Zoology is awash with metaphor. Natasha's new accessory represents many different things to many different people. To her it is a sign of uniqueness, a sign that she may not be destined to suffer at teh hands of others because she is not like them. To those around her it is an unseen menace that threatens their dull lives with danger and strikes out against the conformity that keeps them all safe in their minds. To Peter, it is something else entirely, a totem that ultimately proves to be difficult to resist. Unfortunately, the film has a hard time reconciling these conflicting metaphors, and that leads to an ending that nearly cuts off the film's nose to spite its face.
There are certainly confusing and illogical elements of Zoology right from the start. The timeline of Natasha's awareness of her tail is muddy at best. The wildly differing reactions to her predicament between the general public (fear) and her doctors (bland acceptance) is a bit confusing, as though these doctors are immune to shock or even curiosity. Not to mention the ending of the film which appears to undo a lot of the emotional heavy lifting that Natasha had done throughout the story. However, all of these elements do a good job of underlining the films fantastical setting, this is not the real world, so why should the characters act as though it is?
Director Tverdovsky has created an unusual beast in Zoology, and much like its central character, the viewer will likely be questioning the outcome of the film after the final credits roll. Natalia Pavlenkova, who plays Natasha, displays an admirable commitment and wonderful sense of freedom. She is clearly the best thing about this film which is otherwise populated with savage mean women and intentionally bland supporting cahracters. Pavlenkova breathes necessary life into the story, often allowing the viewer to escape the dreariness of the cold Russian setting and into her fantastical flights of happiness that don't require a bunch of special effects, it's all there in her face.

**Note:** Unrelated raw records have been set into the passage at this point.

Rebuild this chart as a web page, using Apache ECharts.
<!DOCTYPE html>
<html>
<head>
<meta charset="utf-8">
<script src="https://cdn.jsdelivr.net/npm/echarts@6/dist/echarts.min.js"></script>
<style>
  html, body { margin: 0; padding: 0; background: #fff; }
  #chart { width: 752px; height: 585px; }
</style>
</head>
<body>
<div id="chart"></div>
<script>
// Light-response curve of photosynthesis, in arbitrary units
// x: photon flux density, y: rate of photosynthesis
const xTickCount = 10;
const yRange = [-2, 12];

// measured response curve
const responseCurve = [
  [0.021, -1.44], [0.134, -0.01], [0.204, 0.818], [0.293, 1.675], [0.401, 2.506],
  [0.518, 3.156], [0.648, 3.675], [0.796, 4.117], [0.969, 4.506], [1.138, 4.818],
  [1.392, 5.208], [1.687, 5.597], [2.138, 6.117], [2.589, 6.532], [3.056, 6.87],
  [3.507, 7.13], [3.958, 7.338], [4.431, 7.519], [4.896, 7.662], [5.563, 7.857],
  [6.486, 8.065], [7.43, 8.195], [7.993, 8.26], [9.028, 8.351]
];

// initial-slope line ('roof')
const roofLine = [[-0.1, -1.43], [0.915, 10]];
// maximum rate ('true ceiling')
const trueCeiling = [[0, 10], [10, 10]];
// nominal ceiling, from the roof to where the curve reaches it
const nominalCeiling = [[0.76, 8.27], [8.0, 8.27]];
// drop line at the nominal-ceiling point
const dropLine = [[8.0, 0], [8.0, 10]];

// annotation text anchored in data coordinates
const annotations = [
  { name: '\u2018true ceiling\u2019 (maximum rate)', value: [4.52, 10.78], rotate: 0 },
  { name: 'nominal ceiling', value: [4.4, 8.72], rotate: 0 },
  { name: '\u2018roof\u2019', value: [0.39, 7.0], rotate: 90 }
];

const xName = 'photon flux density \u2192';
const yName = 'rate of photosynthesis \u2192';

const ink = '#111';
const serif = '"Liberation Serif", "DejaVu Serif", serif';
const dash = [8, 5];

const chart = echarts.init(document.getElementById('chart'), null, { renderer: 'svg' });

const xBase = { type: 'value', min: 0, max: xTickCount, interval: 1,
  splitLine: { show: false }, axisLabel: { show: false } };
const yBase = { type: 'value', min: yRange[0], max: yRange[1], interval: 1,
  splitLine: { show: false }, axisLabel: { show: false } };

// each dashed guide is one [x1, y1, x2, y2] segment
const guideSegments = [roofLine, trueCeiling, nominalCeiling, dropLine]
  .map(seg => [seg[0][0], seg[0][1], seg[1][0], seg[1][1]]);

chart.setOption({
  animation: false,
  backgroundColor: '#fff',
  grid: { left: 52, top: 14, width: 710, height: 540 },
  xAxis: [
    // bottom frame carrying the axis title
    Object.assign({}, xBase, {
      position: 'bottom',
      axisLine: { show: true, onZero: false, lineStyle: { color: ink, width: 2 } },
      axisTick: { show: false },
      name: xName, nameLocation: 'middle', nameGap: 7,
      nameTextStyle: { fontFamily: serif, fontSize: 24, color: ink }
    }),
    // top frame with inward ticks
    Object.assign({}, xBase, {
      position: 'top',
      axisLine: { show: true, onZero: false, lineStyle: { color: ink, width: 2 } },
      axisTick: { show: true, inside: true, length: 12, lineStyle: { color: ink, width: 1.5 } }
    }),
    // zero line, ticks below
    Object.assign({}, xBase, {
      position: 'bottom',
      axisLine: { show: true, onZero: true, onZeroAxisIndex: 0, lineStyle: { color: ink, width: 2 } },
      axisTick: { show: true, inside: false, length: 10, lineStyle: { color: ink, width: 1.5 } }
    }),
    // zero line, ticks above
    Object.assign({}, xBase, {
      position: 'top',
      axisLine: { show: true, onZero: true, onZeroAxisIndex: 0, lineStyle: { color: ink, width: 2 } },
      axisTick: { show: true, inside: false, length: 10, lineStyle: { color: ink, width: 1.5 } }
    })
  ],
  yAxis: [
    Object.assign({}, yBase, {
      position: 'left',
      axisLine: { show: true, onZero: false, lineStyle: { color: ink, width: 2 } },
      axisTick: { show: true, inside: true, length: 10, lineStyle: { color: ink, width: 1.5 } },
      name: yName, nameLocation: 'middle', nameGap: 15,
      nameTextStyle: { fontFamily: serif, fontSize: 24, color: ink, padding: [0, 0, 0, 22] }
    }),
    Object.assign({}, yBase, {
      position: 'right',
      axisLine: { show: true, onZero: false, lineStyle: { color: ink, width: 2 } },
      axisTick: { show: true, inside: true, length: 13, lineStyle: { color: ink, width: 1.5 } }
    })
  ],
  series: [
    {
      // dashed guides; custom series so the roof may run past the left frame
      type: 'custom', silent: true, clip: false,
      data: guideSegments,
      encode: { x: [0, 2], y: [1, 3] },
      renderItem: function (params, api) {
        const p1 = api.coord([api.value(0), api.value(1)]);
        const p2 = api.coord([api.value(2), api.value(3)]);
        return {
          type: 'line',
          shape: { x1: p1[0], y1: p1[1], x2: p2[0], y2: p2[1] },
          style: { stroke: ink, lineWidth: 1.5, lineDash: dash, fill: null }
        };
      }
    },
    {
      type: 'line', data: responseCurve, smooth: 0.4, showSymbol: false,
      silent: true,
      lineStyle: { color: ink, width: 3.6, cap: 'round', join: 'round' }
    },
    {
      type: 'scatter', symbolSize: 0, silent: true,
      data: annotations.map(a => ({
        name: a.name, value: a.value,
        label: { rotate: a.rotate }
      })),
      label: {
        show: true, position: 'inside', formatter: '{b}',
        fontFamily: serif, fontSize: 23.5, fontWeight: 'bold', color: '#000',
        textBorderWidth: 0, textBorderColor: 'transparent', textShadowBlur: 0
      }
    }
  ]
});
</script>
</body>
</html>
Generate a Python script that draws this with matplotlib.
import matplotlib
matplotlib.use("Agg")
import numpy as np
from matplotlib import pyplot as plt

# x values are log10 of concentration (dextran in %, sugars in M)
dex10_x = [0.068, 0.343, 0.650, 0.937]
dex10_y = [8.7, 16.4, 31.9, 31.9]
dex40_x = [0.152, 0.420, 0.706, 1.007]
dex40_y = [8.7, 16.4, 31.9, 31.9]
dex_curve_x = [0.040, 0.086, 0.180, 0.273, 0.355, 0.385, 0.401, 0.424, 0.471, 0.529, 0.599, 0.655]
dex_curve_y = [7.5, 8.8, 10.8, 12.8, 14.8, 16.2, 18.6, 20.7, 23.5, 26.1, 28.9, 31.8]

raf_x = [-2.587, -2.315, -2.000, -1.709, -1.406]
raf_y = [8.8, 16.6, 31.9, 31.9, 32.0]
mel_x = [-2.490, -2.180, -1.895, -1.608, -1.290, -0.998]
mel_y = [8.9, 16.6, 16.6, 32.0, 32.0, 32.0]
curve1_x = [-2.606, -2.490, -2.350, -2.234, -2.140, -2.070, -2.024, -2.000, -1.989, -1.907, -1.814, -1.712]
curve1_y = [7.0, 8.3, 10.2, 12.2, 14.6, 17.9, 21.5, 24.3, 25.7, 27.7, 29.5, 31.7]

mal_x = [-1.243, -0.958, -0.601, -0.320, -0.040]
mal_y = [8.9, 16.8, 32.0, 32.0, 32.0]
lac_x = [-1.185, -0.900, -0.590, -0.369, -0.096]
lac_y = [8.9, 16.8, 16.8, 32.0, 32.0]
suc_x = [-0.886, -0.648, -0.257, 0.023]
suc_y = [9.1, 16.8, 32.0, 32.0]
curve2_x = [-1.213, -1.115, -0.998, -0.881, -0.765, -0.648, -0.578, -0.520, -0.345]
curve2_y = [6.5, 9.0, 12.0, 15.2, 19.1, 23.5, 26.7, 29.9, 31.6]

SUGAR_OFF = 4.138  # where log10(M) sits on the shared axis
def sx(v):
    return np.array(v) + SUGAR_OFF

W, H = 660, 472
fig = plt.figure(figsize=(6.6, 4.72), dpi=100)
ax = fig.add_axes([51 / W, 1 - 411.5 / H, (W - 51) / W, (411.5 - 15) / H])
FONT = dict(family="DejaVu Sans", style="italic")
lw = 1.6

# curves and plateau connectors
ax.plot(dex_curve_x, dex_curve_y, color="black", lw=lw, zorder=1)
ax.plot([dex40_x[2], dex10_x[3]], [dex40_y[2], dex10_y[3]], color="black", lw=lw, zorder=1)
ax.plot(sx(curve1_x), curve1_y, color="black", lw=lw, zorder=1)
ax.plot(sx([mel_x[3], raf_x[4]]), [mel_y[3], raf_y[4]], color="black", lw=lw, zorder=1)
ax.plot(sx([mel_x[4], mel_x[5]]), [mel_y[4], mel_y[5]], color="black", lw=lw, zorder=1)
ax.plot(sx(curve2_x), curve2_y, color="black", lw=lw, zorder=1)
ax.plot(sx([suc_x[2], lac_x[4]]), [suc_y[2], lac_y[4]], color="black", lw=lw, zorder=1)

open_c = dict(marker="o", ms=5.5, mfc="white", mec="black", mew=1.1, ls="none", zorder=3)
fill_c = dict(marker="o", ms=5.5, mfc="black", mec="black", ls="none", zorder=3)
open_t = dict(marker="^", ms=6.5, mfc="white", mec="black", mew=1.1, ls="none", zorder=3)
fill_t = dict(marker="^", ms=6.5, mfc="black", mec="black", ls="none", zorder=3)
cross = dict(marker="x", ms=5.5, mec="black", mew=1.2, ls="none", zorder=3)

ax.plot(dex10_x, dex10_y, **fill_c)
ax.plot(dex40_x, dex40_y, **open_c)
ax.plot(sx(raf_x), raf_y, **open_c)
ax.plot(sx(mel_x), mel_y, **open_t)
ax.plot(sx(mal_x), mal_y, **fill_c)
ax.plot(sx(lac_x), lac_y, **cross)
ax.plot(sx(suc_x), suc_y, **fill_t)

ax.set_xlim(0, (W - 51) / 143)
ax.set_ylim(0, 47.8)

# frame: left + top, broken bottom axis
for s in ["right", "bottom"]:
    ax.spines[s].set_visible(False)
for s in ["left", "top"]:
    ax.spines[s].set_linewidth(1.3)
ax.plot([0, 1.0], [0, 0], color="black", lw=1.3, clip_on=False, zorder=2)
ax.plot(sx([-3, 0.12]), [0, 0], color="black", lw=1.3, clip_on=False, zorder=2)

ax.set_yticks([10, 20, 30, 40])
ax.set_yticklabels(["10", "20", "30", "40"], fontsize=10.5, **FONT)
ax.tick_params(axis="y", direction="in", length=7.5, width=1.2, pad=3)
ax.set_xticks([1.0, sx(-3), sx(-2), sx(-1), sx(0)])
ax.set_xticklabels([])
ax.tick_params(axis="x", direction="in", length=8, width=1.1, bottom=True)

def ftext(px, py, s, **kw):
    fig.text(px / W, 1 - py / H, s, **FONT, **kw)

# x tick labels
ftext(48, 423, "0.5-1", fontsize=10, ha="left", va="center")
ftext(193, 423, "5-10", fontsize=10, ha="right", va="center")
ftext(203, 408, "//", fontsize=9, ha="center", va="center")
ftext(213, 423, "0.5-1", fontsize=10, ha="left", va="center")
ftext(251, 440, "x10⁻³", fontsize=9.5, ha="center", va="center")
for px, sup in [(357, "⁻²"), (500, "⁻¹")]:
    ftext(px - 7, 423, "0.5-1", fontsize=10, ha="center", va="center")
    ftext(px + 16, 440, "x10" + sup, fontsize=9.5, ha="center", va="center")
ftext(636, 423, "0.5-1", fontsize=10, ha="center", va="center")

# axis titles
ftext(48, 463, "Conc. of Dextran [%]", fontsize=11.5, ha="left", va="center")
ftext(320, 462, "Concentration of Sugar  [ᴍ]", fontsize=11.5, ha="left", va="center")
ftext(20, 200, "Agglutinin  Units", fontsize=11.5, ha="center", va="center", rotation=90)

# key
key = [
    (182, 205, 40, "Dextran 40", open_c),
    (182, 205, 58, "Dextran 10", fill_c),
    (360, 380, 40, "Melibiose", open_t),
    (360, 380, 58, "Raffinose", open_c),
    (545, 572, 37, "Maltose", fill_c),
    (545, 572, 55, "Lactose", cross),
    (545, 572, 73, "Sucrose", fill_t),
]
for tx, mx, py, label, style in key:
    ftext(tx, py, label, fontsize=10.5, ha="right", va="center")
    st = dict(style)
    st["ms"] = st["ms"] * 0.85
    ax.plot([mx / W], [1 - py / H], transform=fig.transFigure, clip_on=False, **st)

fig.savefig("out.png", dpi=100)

This is a film that is difficult to discuss in depth without giving up some plot points that would be better left discovered by the audience. That being said, the film is sure to inspire a lot of conversation and definitely more questions than answers. That quality alone is enough to get a thumbs up from me, and so Zoology is a film worth recommending. It's an interesting journey for Natasha and the viewer, and it's one best experienced as cold as possible. In spite of what seems like some rather extensive plot summary above, I assure you, there is a lot more to absorb in Zoology, and there is a joy and satisfaction in that challenge.